EPA Downplays Impact of New Stormwater Rule

Jan. 1, 2000
The Environmental Protection Agency has reported to Congress that its regulation to control stormwater runoff from small construction sites and small municipal storm sewer systems will have relatively little economic effect.

The Environmental Protection Agency has reported to Congress that its regulation to control stormwater runoff from small construction sites and small municipal storm sewer systems will have relatively little economic effect.

The recent rule supplements an existing regulation that limits runoff from cities larger than 100,000 people and industrial or construction sites larger than five acres.

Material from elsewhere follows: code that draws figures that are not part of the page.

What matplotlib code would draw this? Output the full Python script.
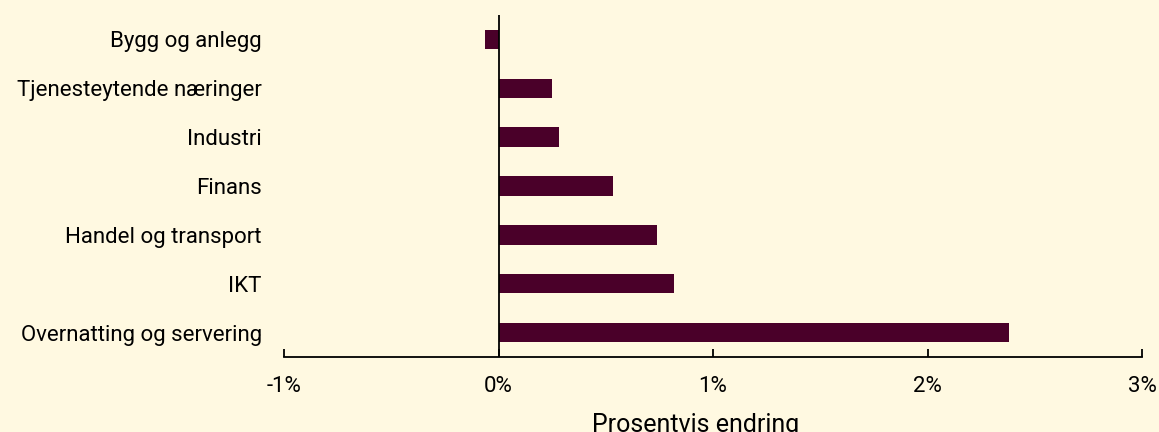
import matplotlib
matplotlib.use("Agg")
import matplotlib.pyplot as plt
from matplotlib.ticker import FuncFormatter

categories = ["Overnatting og servering", "IKT", "Handel og transport", "Finans",
              "Industri", "Tjenesteytende næringer", "Bygg og anlegg"]
values = [2.38, 0.82, 0.74, 0.535, 0.28, 0.25, -0.065]
xticks = [-1, 0, 1, 2, 3]

bg = "#FFF9E1"
bar_color = "#4A0029"

plt.rcParams['font.family'] = ['Roboto', 'DejaVu Sans']

fig = plt.figure(figsize=(11.59, 4.32), dpi=100, facecolor=bg)
ax = fig.add_axes([284/1159, 1-357/432, (1142-284)/1159, (357-15)/432])
ax.set_facecolor(bg)

ypos = list(range(len(categories)))
ax.barh(ypos, values, height=0.4, color=bar_color)
ax.axvline(0, color="black", lw=1.3)

ax.set_xlim(-1, 3)
ax.set_ylim(-0.5, 6.5)
ax.set_xticks(xticks)
ax.xaxis.set_major_formatter(FuncFormatter(lambda v, p: f"{v:.0f}%"))
ax.set_yticks(ypos)
ax.set_yticklabels(categories)

for s in ["top", "right", "left"]:
    ax.spines[s].set_visible(False)
ax.spines["bottom"].set_linewidth(1.3)
ax.tick_params(axis="y", length=0, pad=16, labelsize=16)
ax.tick_params(axis="x", direction="in", length=6, width=1.3, pad=14, labelsize=16)

ax.set_xlabel("Prosentvis endring", fontsize=18)
ax.xaxis.set_label_coords(0.48, -0.165)
ax.xaxis.label.set_verticalalignment("top")

fig.savefig("out.png", dpi=100, facecolor=bg)
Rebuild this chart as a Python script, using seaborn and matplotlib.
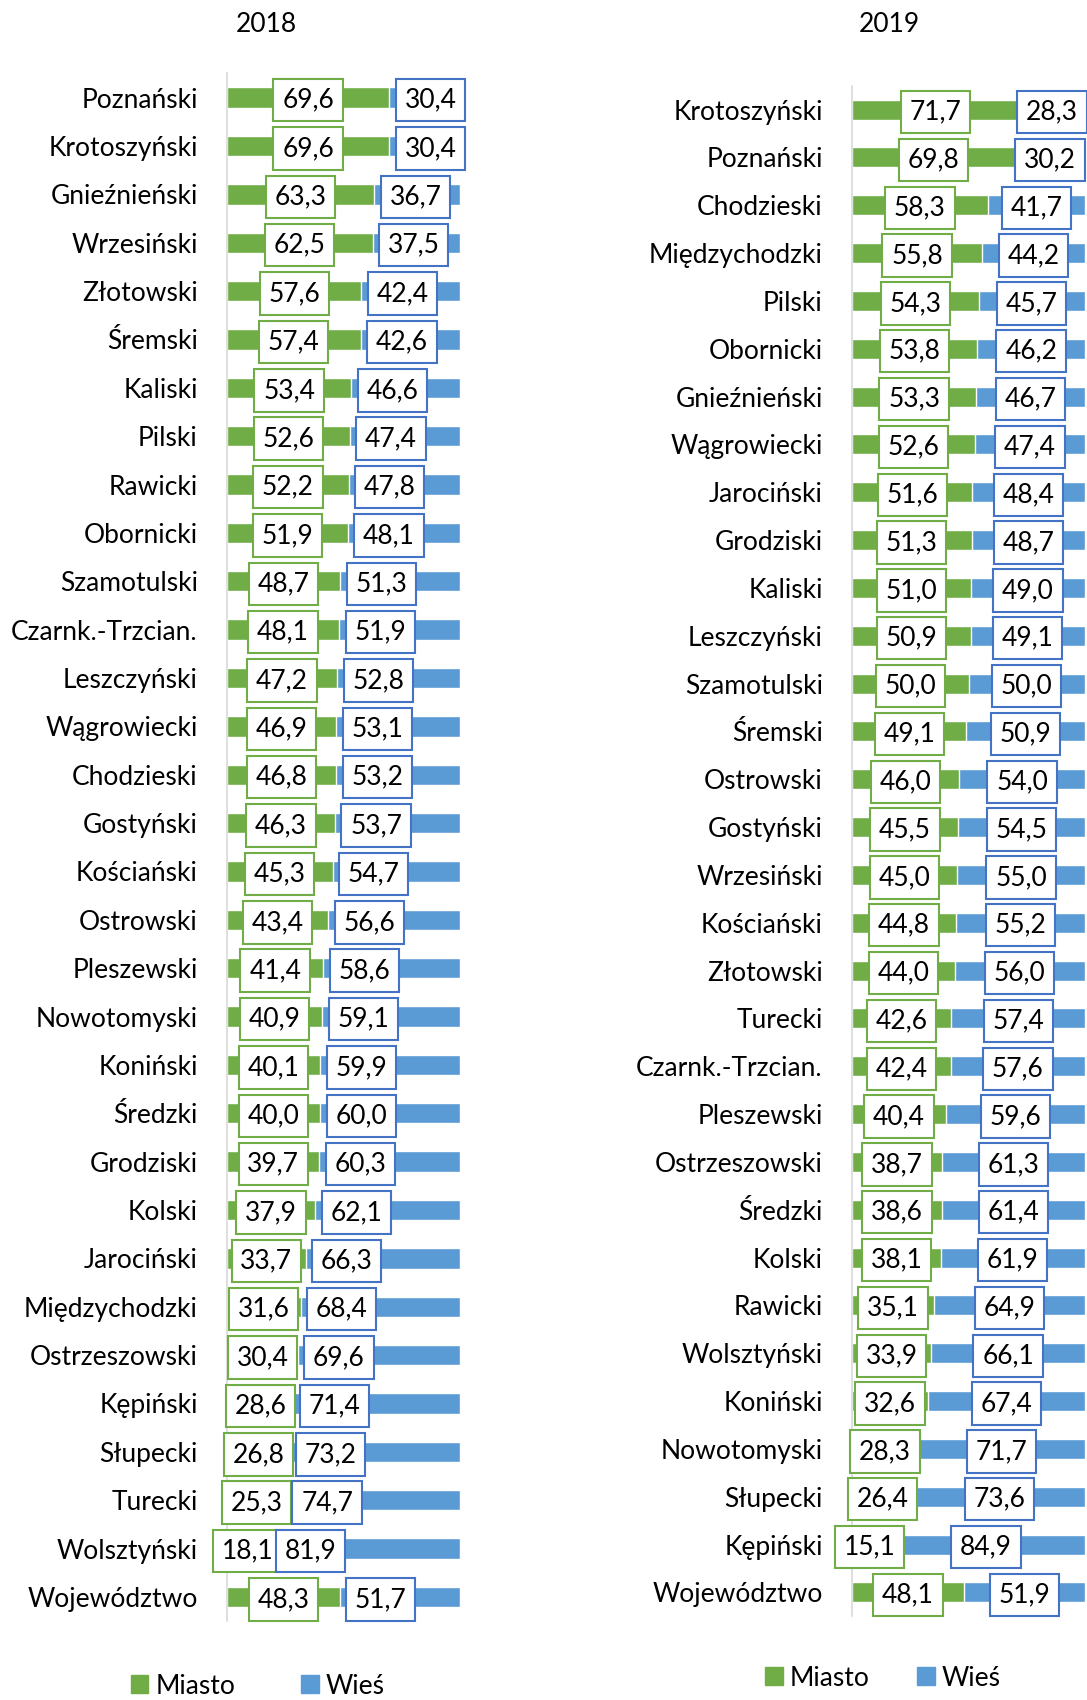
import matplotlib

matplotlib.use("Agg")

import matplotlib.pyplot as plt
import pandas as pd
import seaborn as sns
from matplotlib.patches import Patch

GREEN = "#70AD47"
BLUE = "#5B9BD5"
BLUE_EDGE = "#4472C4"
FONT = "Lato"
FS = 19

names_2018 = [
    "Poznański", "Krotoszyński", "Gnieźnieński", "Wrzesiński", "Złotowski",
    "Śremski", "Kaliski", "Pilski", "Rawicki", "Obornicki", "Szamotulski",
    "Czarnk.-Trzcian.", "Leszczyński", "Wągrowiecki", "Chodzieski",
    "Gostyński", "Kościański", "Ostrowski", "Pleszewski", "Nowotomyski",
    "Koniński", "Średzki", "Grodziski", "Kolski", "Jarociński",
    "Międzychodzki", "Ostrzeszowski", "Kępiński", "Słupecki", "Turecki",
    "Wolsztyński", "Województwo",
]
miasto_2018 = [
    69.6, 69.6, 63.3, 62.5, 57.6, 57.4, 53.4, 52.6, 52.2, 51.9, 48.7,
    48.1, 47.2, 46.9, 46.8, 46.3, 45.3, 43.4, 41.4, 40.9, 40.1, 40.0,
    39.7, 37.9, 33.7, 31.6, 30.4, 28.6, 26.8, 25.3, 18.1, 48.3,
]
wies_2018 = [
    30.4, 30.4, 36.7, 37.5, 42.4, 42.6, 46.6, 47.4, 47.8, 48.1, 51.3,
    51.9, 52.8, 53.1, 53.2, 53.7, 54.7, 56.6, 58.6, 59.1, 59.9, 60.0,
    60.3, 62.1, 66.3, 68.4, 69.6, 71.4, 73.2, 74.7, 81.9, 51.7,
]

names_2019 = [
    "Krotoszyński", "Poznański", "Chodzieski", "Międzychodzki", "Pilski",
    "Obornicki", "Gnieźnieński", "Wągrowiecki", "Jarociński", "Grodziski",
    "Kaliski", "Leszczyński", "Szamotulski", "Śremski", "Ostrowski",
    "Gostyński", "Wrzesiński", "Kościański", "Złotowski", "Turecki",
    "Czarnk.-Trzcian.", "Pleszewski", "Ostrzeszowski", "Średzki", "Kolski",
    "Rawicki", "Wolsztyński", "Koniński", "Nowotomyski", "Słupecki",
    "Kępiński", "Województwo",
]
miasto_2019 = [
    71.7, 69.8, 58.3, 55.8, 54.3, 53.8, 53.3, 52.6, 51.6, 51.3, 51.0,
    50.9, 50.0, 49.1, 46.0, 45.5, 45.0, 44.8, 44.0, 42.6, 42.4, 40.4,
    38.7, 38.6, 38.1, 35.1, 33.9, 32.6, 28.3, 26.4, 15.1, 48.1,
]
wies_2019 = [
    28.3, 30.2, 41.7, 44.2, 45.7, 46.2, 46.7, 47.4, 48.4, 48.7, 49.0,
    49.1, 50.0, 50.9, 54.0, 54.5, 55.0, 55.2, 56.0, 57.4, 57.6, 59.6,
    61.3, 61.4, 61.9, 64.9, 66.1, 67.4, 71.7, 73.6, 84.9, 51.9,
]


def fmt(v: float) -> str:
    return f"{v:.1f}".replace(".", ",")


def box(color: str) -> dict:
    return dict(boxstyle="square,pad=0.33", fc="white", ec=color, lw=1.5)


def draw_panel(ax, names, miasto, wies, blue_at_base):
    df = pd.DataFrame({"powiat": names, "miasto": miasto, "wies": wies})
    df["razem"] = df["miasto"] + df["wies"]

    # stacked bars: full length in blue, city share drawn over it in green
    sns.barplot(data=df, x="razem", y="powiat", orient="h", color=BLUE,
                saturation=1, width=0.42, errorbar=None, ax=ax)
    sns.barplot(data=df, x="miasto", y="powiat", orient="h", color=GREEN,
                saturation=1, width=0.42, errorbar=None, ax=ax)

    for i, (m, w) in enumerate(zip(df["miasto"], df["wies"])):
        ax.text(m / 2, i, fmt(m), ha="center", va="center_baseline",
                fontsize=FS, bbox=box(GREEN), clip_on=False, zorder=5)
        if blue_at_base:
            ax.annotate(fmt(w), xy=(m, i), xytext=(11, 0),
                        textcoords="offset points", ha="left",
                        va="center_baseline", fontsize=FS,
                        bbox=box(BLUE_EDGE), annotation_clip=False, zorder=6)
        else:
            ax.text(m + w / 2, i, fmt(w), ha="center", va="center_baseline",
                    fontsize=FS, bbox=box(BLUE_EDGE), clip_on=False, zorder=6)

    ax.set_xlim(0, 100)
    ax.set_ylim(len(names) - 0.5, -0.5)
    ax.set_xlabel("")
    ax.set_ylabel("")
    ax.set_xticks([])
    ax.tick_params(axis="y", length=0, pad=21, labelsize=FS, labelcolor="black")
    for side in ["top", "right", "bottom"]:
        ax.spines[side].set_visible(False)
    ax.spines["left"].set_color("#D9D9D9")
    ax.spines["left"].set_linewidth(1.2)
    ax.set_facecolor("white")


def main() -> None:
    sns.set_theme(style="white")
    plt.rcParams["font.family"] = [FONT, "DejaVu Sans"]
    plt.rcParams["text.color"] = "black"

    fig = plt.figure(figsize=(10.87, 17.0), dpi=100)
    ax1 = fig.add_axes([0.2088, 0.0464, 0.2144, 0.9104])
    ax2 = fig.add_axes([0.7838, 0.0492, 0.2144, 0.9004])

    draw_panel(ax1, names_2018, miasto_2018, wies_2018, blue_at_base=True)
    draw_panel(ax2, names_2019, miasto_2019, wies_2019, blue_at_base=False)

    fig.text(266 / 1087, 1 - 24 / 1700, "2018", ha="center", va="center",
             fontsize=FS)
    fig.text(889 / 1087, 1 - 24 / 1700, "2019", ha="center", va="center",
             fontsize=FS)

    handles = [Patch(color=GREEN, label="Miasto"), Patch(color=BLUE, label="Wieś")]
    fig.legend(handles=handles, loc="center", ncol=2, frameon=False,
               bbox_to_anchor=(258 / 1087, 1 - 1686 / 1700), fontsize=FS,
               handlelength=0.66, handleheight=0.66, handletextpad=0.27,
               columnspacing=2.5, borderpad=0)
    fig.legend(handles=handles, loc="center", ncol=2, frameon=False,
               bbox_to_anchor=(883 / 1087, 1 - 1678 / 1700), fontsize=FS,
               handlelength=0.66, handleheight=0.66, handletextpad=0.27,
               columnspacing=1.8, borderpad=0)

    fig.savefig("out.png", dpi=100, facecolor="white")
    plt.close(fig)


if __name__ == "__main__":
    main()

The latest rule reduces stormwater runoff from construction sites between one and five acres and municipal storm sewer systems in urbanized areas serving populations of less than 100,000.

EPA said stormwater runoff from streets, parking lots, construction sites, and residential yards can carry sediment, oil, grease, toxins, pesticides, pathogens and other pollutants into storm drains. They, in turn, empty the water untreated into streams and waterways.

EPA said stormwater runoff is a leading public health and environmental threat because it can contaminate drinking and recreational waters. It is a major source of beach and shellfish bed closures.

The agency said stormwater runoff washes sediment from construction sites at a rate of 20 to 150 tons per acre each year. Sediment is the single largest cause of impaired water quality in rivers.

Municipal officials, including those from Texas counties, objected to the latest rule at a recent Senate Environment and Public Works Committee hearing. They said because the rule is based on population and not water quality, many arid Texas counties would be subject to the same regulations as counties elsewhere with much higher annual rainfall totals.

As a result of their objections, Sen. Kay Bailey Hutchison (R-Tex.) inserted a provision in EPAs fiscal 2000 spending bill requiring an analysis of the rules effect.

EPA reported that the regulation would require stormwater controls in about 5,040 additional municipalities. It said the rule could potentially cost the towns $297 million yearly, but the actual cost would be much less because of the availability of hardship waivers.

EPA Budget

Congress has voted to appropriate $7.59 billion for the EPA in fiscal 2000, nearly $400 million more than the Clinton administration had requested. That was largely because Congress directed $1.35 billion be spent on the clean water state revolving fund, about $500 million more than the administration had requested. Congress also added $230 million to the safe drinking water revolving fund, bringing it to $820 million.

Meanwhile, the General Accounting Office has reported that EPA is failing to meet the drinking water research goals set in the 1996 Safe Drinking Water Act Amendments. GAO, a congressional watchdog agency, said EPA routinely has requested millions of dollars less for research than Congress has authorized. It said water groups are concerned about the adequacy of research for upcoming regulations on arsenic and a future rule on microbial pathogens, disinfectants, and disinfection byproducts.

While EPA officials acknowledge that some high priority research projects will not be completed in time for these regulations, they believe that the available research will be sufficient to support the regulations with sound science.

Enforcement

James Bragg of Lanark, W.Va., has been sentenced to a year in prison and a year on supervised release in Beckley, W.Va., U.S. District Court.

Bragg owned a sewage treatment facility in Grandview, W.Va., and had admitted that in June 1996 he allowed untreated sewage from the plant to flow into the waters of Pledge Branch, which empties into the New River.